Can I ever draw bottles without thinking of Morandi? Certainly not when I’m drawing the stoneware bottles they keep lined up on the window sills at Filmore & Union in the Redbrick Mill in Batley.

My first commission after leaving college was to spend a weekend drawing at a house, a Victorian vicarage, not far from Oxford. I took down my Natural History Illustration degree show at the Royal College of Art, got on the train to Oxford and enjoyed drawing for a long weekend. My favourite subject was the interior of the potting shed, which included a wooden wheelbarrow, tools, a trug and, of course, stacks of assorted terra cotta plant pots. That pen drawing became the centre spread of the small sketchbook that I produced, which consisted of eight or perhaps as many as a dozen pages, carefully extracted from my Bushey foolscap sketchbook, which they had bound as a slim hardback.
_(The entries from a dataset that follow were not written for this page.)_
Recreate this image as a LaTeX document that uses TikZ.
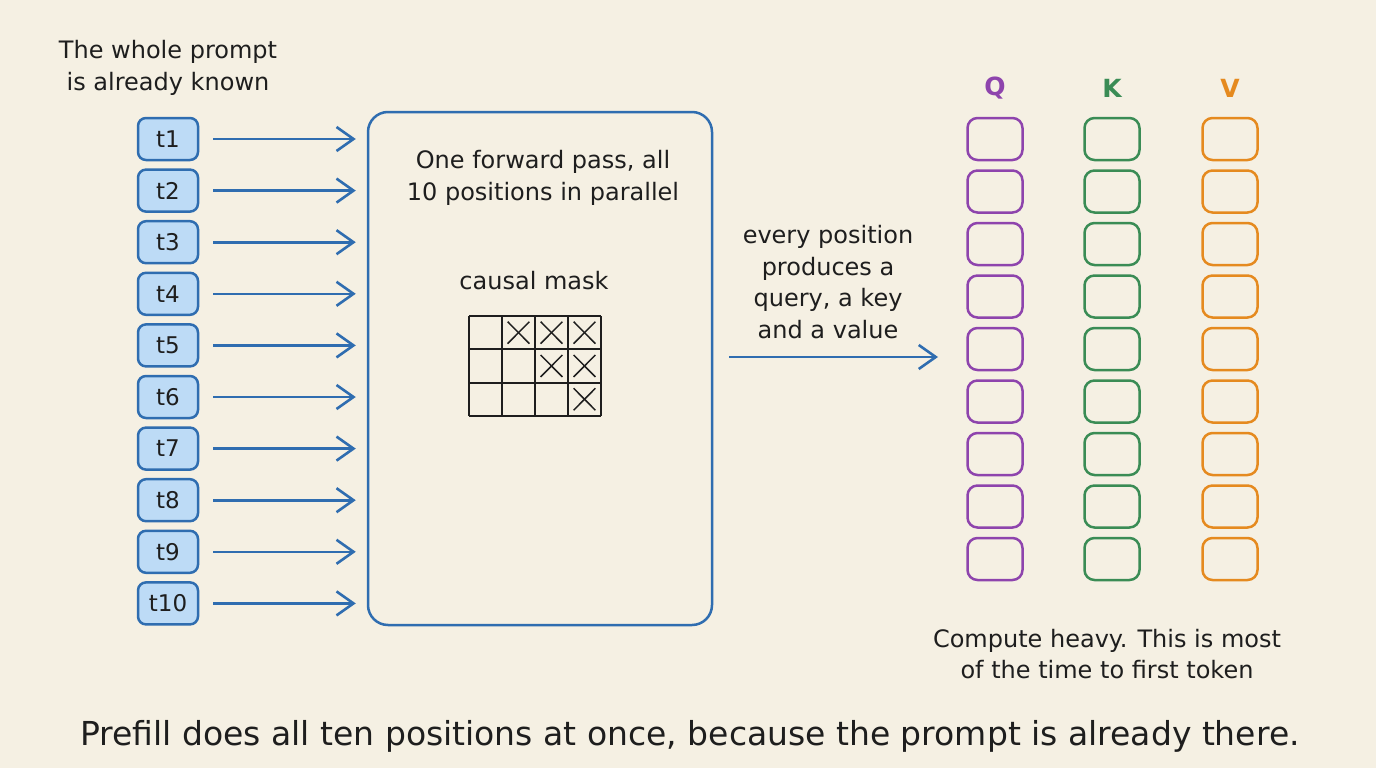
\documentclass[tikz,border=0pt]{standalone}
\usepackage{fontspec}
\setmainfont{DejaVu Sans}
\usetikzlibrary{arrows.meta}

\definecolor{paper}{HTML}{F5F0E3}
\definecolor{tokfill}{HTML}{BDDBF6}
\definecolor{tokline}{HTML}{2F6DB0}
\definecolor{qcol}{HTML}{8E44AD}
\definecolor{kcol}{HTML}{3A8C55}
\definecolor{vcol}{HTML}{E58A1F}
\definecolor{ink}{HTML}{1E1E1E}

\begin{document}
\begin{tikzpicture}[x=1pt,y=-1pt,
    tok/.style={draw=tokline,fill=tokfill,line width=2.5pt,rounded corners=8pt,
      minimum width=60pt,minimum height=42pt,inner sep=0pt,text=ink,
      font=\fontsize{23}{26}\selectfont},
    slot/.style={draw=#1,line width=2.5pt,rounded corners=10pt,
      minimum width=55pt,minimum height=42pt,inner sep=0pt},
    txt/.style={align=center,text=ink,font=\fontsize{24}{31.5}\selectfont},
    head/.style={text=#1,font=\fontsize{25}{28}\selectfont\bfseries},
    feed/.style={-{Straight Barb[length=17pt,width=24pt]},draw=tokline,line width=2.6pt}]
    \fill[paper] (0,0) rectangle (1376,768);
    \useasboundingbox (0,0) rectangle (1376,768);
    % tokens of the prompt
    \node[txt] (known) at (168,68) {The whole prompt\\is already known};
    \node[draw=tokline,line width=2.5pt,rounded corners=20pt,minimum width=344pt,
      minimum height=513pt] (pass) at (540,368.5) {};
    \node[txt] (passtxt) at (543,178) {One forward pass, all\\10 positions in parallel};
    \foreach \i in {1,...,10} {
      \node[tok] (t\i) at (168,{139+51.6*(\i-1)}) {t\i};
      \path (t\i) edge [feed,shorten <=14pt,shorten >=11pt] (pass.west |- t\i);
    }
    % causal mask
    \node[txt] (masktxt) at (534,281) {causal mask};
    \begin{scope}[shift={(469,316)},x=33pt,y=-33.3pt,line width=1.8pt,draw=ink]
      \foreach \c in {0,...,4} \draw (\c,0) -- (\c,3);
      \foreach \r in {0,...,3} \draw (0,\r) -- (4,\r);
      \foreach \c/\r in {1/0,2/0,3/0,2/1,3/1,3/2} {
        \draw[line width=1.5pt] (\c+0.17,\r+0.17) -- (\c+0.83,\r+0.83);
        \draw[line width=1.5pt] (\c+0.83,\r+0.17) -- (\c+0.17,\r+0.83);
      }
    \end{scope}
    % queries, keys and values
    \node[head=qcol] (Q) at (995,88) {Q};
    \node[head=kcol] (K) at (1112,88) {K};
    \node[head=vcol] (V) at (1230,88) {V};
    \foreach \i in {1,...,9} {
      \node[slot=qcol] (Q\i) at (995,{139+52.5*(\i-1)}) {};
      \node[slot=kcol] (K\i) at (1112,{139+52.5*(\i-1)}) {};
      \node[slot=vcol] (V\i) at (1230,{139+52.5*(\i-1)}) {};
    }
    \coordinate (qin) at (967,357);
    \path (pass.east |- qin) edge [feed,shorten <=16pt,shorten >=29pt] (qin);
    \node[txt] (qkvtxt) at (828,282) {every position\\produces a\\query, a key\\and a value};
    \node[txt] (cost) at (1107,654) {Compute heavy. This is most\\of the time to first token};
    \node[txt,font=\fontsize{33}{36}\selectfont] (caption) at (690,736)
      {Prefill does all ten positions at once, because the prompt is already there.};
\end{tikzpicture}
\end{document}
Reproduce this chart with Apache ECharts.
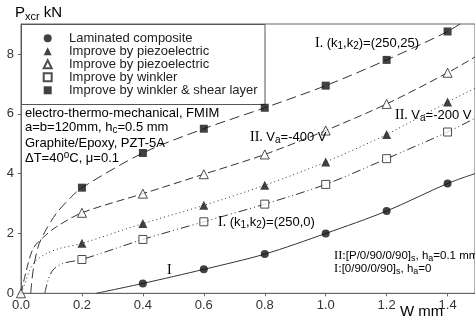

I remember thinking that if this was life after college, I could get used to it, as it was basically a continuation of what I’d done at college, just draw, draw, draw, day in day out, except that now someone was willing to pay me to do it!

Morandi Sketchbook

The man who I was working for had been in the British Army in Bologna during World War II, and had befriended Giorgio Morandi (1890-1964) and, I think, helped him out during a difficult time. Morandi presented him with (or more probably, he bought from Morandi) a small sketchbook of drawings – of bottles, naturally. Morandi had used whatever had come to hand and my memory is that at least some of the drawings were in ballpoint pen on cheap paper.

Earlier this month, on a previous visit to Filmore & Union.

Morandi’s bottles were never as standoffish as the bottles in Filmore & Union, but I guess that’s the reserved character of British bottles compared with Morandi’s highly sociable Italian bottiglie, which were always getting together with boxes, jars, jugs and vases.

When I was a student, my favourite painting in the National Gallery was Vuillard’s La Cheminée but probably, if I had the choice today, the painting that I’d most like to live with would be a small Morandi.